Возможна ли нравственная жизнь без христианской религии?

(По поводу «Критики догматического богословия» Л. Н. Толстого)[7 - Публичная лекция, читанная в пользу Общества вспомоществования недостаточным студентам Казанской Духовной Академии. В первый раз была напечатана в журнале «Православный собеседник», 1897 г., апрель. Полное собрание сочинений. СПб., 1913. Т. 3. С. 339.]

I

Интерес вопроса, которым озаглавлена наша лекция, обусловливается не только тем обстоятельством, что наш знаменитый писатель так смело и настойчиво старается разорвать всякую связь между добродетелью и истинами христианской веры, но и еще более внимание наше приковывается к такой теме: наблюдением над характером передовых течений литературы русской и европейской. Нравственность и нравственный миропорядок становятся все более и более предметом общего интереса читающей публики, и вот поэты, философы и социологи соревнуются в доставлении ей чтения, удовлетворяющего подобному спросу, который, по-видимому, готов занять господствующее положение в общественном сознании, так долго расходовавшемся на запросы политические и эмпирико-научные.
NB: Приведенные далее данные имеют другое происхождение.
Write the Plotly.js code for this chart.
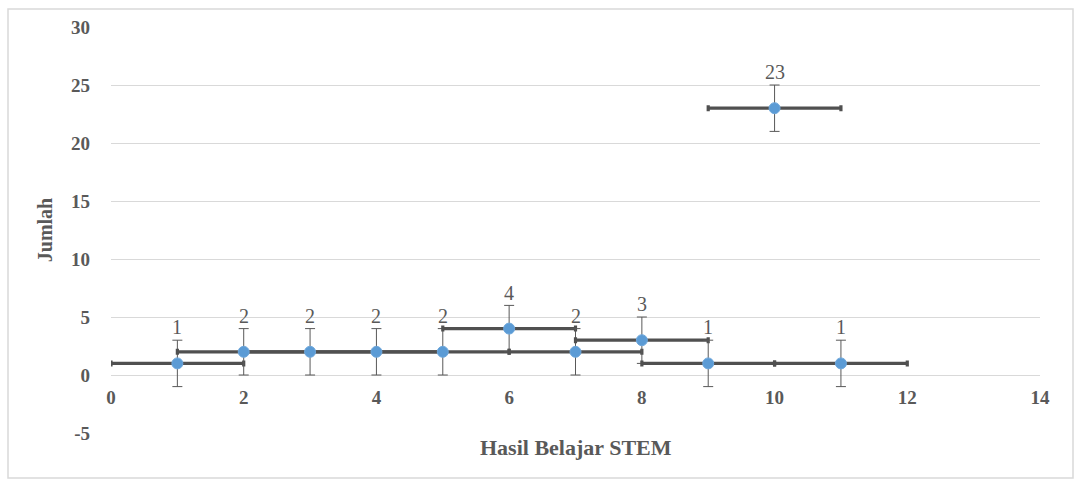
<!DOCTYPE html>
<html>
<head>
<meta charset="utf-8">
<script src="https://cdn.plot.ly/plotly-3.0.1.min.js"></script>
<style>
  html, body { margin: 0; padding: 0; background: #ffffff; }
  #chart { width: 1080px; height: 480px; }
</style>
</head>
<body>
<div id="chart"></div>
<script>
// Score (Hasil Belajar STEM) and count (Jumlah)
const nilai = [1, 2, 3, 4, 5, 6, 7, 8, 9, 10, 11];
const jumlah = [1, 2, 2, 2, 2, 4, 2, 3, 1, 23, 1];
// Symmetric error amounts on each axis
const galatX = 1;
const galatY = 2;

const xTicks = [0, 2, 4, 6, 8, 10, 12, 14];
const yTicks = [-5, 0, 5, 10, 15, 20, 25, 30];

const serif = '"Liberation Serif", "Times New Roman", serif';
const yMin = -5, yMax = 30;

const trace = {
  type: 'scatter',
  mode: 'markers',
  x: nilai,
  y: jumlah,
  marker: { color: '#5b9bd5', size: 11, line: { color: '#6fa8dc', width: 1 } },
  error_x: { type: 'constant', value: galatX, color: '#505050', thickness: 3.2, width: 3 },
  error_y: { type: 'constant', value: galatY, color: '#595959', thickness: 1, width: 5 },
  hoverinfo: 'x+y'
};

// Value labels above each point
const labels = nilai.map((xv, i) => ({
  x: xv, y: jumlah[i], xref: 'x', yref: 'y',
  text: String(jumlah[i]), showarrow: false,
  yshift: 36, yanchor: 'middle',
  font: { family: serif, size: 20, color: '#595959' }
}));

labels.push({
  x: 0.5, y: (433 - 448) / 406, xref: 'paper', yref: 'paper',
  text: '<b>Hasil Belajar STEM</b>', showarrow: false,
  xanchor: 'center', yanchor: 'middle',
  font: { family: serif, size: 22, color: '#595959' }
});

const layout = {
  width: 1080, height: 480,
  margin: { l: 111, r: 40, t: 27, b: 47 },
  paper_bgcolor: '#ffffff', plot_bgcolor: '#ffffff',
  showlegend: false,
  xaxis: {
    range: [0, 14], tickvals: xTicks, ticktext: xTicks.map(v => '<b>' + v + '</b>'),
    showgrid: false, zeroline: false, showline: false, ticks: '',
    anchor: 'free', position: (0 - yMin) / (yMax - yMin),
    ticklabelstandoff: 9,
    tickfont: { family: serif, size: 19, color: '#595959' }
  },
  yaxis: {
    range: [yMin, yMax], tickvals: yTicks, ticktext: yTicks.map(v => '<b>' + v + '</b>'),
    showgrid: true, gridcolor: '#d9d9d9', gridwidth: 1,
    zeroline: false, showline: false, ticks: '',
    ticklabelstandoff: 20,
    tickfont: { family: serif, size: 19, color: '#595959' },
    title: { text: '<b>Jumlah</b>', standoff: 13, font: { family: serif, size: 20, color: '#595959' } }
  },
  annotations: labels,
  shapes: [{
    type: 'rect', xref: 'paper', yref: 'paper',
    x0: (8 - 111) / 929, x1: (1073 - 111) / 929,
    y0: (433 - 478) / 406, y1: (433 - 9) / 406,
    line: { color: '#d9d9d9', width: 1.5 }, fillcolor: 'rgba(0,0,0,0)', layer: 'below'
  }]
};

Plotly.newPlot('chart', [trace], layout, { displayModeBar: false, staticPlot: true });
</script>
</body>
</html>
Радоваться такому явлению, конечно, следует, но не слишком, потому что, увы, немногие из наших моралистов желают вести своего читателя к Богу и ко Христу, а большинство их, оставаясь в области одних отвлеченных идей и скучных силлогизмов, и вообще-то не приводят своих последователей ни к какому действительному нравственному подъему. Такое бессилие обнаруживают особенно моралисты-ученые, именно так называемые «лучшие умы» Европы, несмотря на то, что едва ли не все претендующие на такой эпитет мыслители взялись за разрешение нравственных проблем. Таковы в Англии Спенсер, Милль, Бэн; во Франции Литтре, Конт, Тэн, Фуллье; в Германии Вундт, Ланге, Шопенгауэр, Гартман, Циглер; в России, помимо переводов из философии этики в Московском психологическом обществе, за решение нравственных вопросов взялись некоторые вовсе не философы вроде Кавелина, Кареева, Чичерина, Токарского или философы, начавшие было с чисто диалектического рассудочного авторства, вроде Дебольского, А. Введенского и Вл. Соловьева.

О бездейственности секуляризованной морали говорят моралистыхудожники – представители изящного творчества, герои которых постоянно цитируют помянутых философов и тем не менее или даже тем более обнаруживают полное нравственное бессилие, нравственное вырождение, требующее целителя не в виде скучных софизмов, но в явлении духа и силы (1 Кор. 2, 4), в виде живой религиозной идеи.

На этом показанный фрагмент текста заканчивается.